2019 State of the Climate Report: Peak greenhouse gases and record heat
On August 12, 2020, the American Meteorological Society released State of the Climate Report for 2019. An international, peer-reviewed publication released each summer, the State of the Climate Report is a review of the world’s climate, based on contributions from more than 520 scientists in over 60 countries. It offers insight on global climate indicators, extreme weather events and other environmental data.
The 2019 report is the 30th annual such report. According to it, in 2019, climate records were, once more, either challenged or broken. 2019 now ranks among the world’s three hottest years. What’s more, greenhouse gases peaked in 2019 to their highest levels on record. Plus, the six warmest years on record have all occurred in the past six years, since 2014.
The State of the Climate report is led by scientists from NOAA’s National Centers for Environmental Information and published by the Bulletin of the American Meteorological Society. Read the complete report here.
According to a statement from NOAA, notable findings from the international report include:
– Last year continued Earth’s warming trend. The globally averaged annual surface temperature was 0.79–1.00 degrees Fahrenheit (0.44–0.56 degrees Celsius) above the 1981–2010 average depending upon the dataset used. More specifically, NOAA and NASA both found 2019 to be the second-hottest year on record, behind 2016, while the United Kingdom’s Met Office ranked 2019 as the third-hottest year, behind 2016 and 2015 respectively.
– Earth’s greenhouse gases were at their highest level on record. Continuing their rise, major greenhouse gas concentrations in the atmosphere – including carbon dioxide (CO2), methane and nitrous oxide – all reached another record in 2019. The global annual average atmospheric CO2 concentration was 409.8 parts per million (ppm). This was 2.5 ppm greater than 2018 amounts and was the highest in the modern 61-year measurement record as well as the highest ever measured in ice core records dating back as far as 800,000 years.
– Sea-surface temperatures were near-record warm. The globally averaged 2019 sea surface temperature was the second highest on record, surpassed only by the record El Niño year of 2016.
– Sea levels were the highest on record, again. For the eighth consecutive year, global average sea level rose to a new record high and was about 3.4 inches (87.6 mm) higher than the 1993 average, the year that marks the beginning of the satellite altimeter record. Global sea level is rising at an average rate of 1.3 inches (3.2 cm) per decade. Melting of glaciers and ice sheets, along with warming oceans, account for the trend in rising global mean sea level.

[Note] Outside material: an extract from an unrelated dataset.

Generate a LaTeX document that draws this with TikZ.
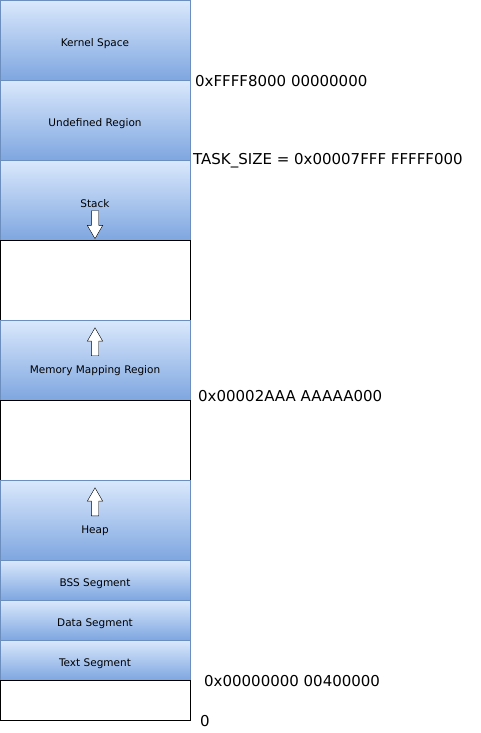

– The Arctic and Antarctic saw near-record warmth. The annual mean surface air temperature for the Arctic land areas was the second highest in the 120-year record, trailing only 2016. In the Antarctic, 2019 was the second warmest year for the continent as a whole since the start of the reanalysis record in 1979, surpassing 2018 and behind only 1980.
– The Indian Ocean dipole affected weather from Africa to Australia. The Indian Ocean dipole – measured as the difference between sea-surface temperature departure from average in the eastern and western Indian Ocean -contributed to heavy rainfall over the Horn of Africa from October through December 2019, resulting in widespread flooding across East Africa. Meanwhile, record heat and dryness in Australia intensified drought conditions already in place, leading to severe impacts during late austral spring and summer, including catastrophic wildfires.
Bottom line: 2019 ranks among the three warmest years in records dating to the mid-1800s. In 2019, greenhouse gases reached their highest levels on record. Both facts are from the 30th annual State of the Climate report, a review of world climate based on contributions from more than 520 scientists in over 60 countries.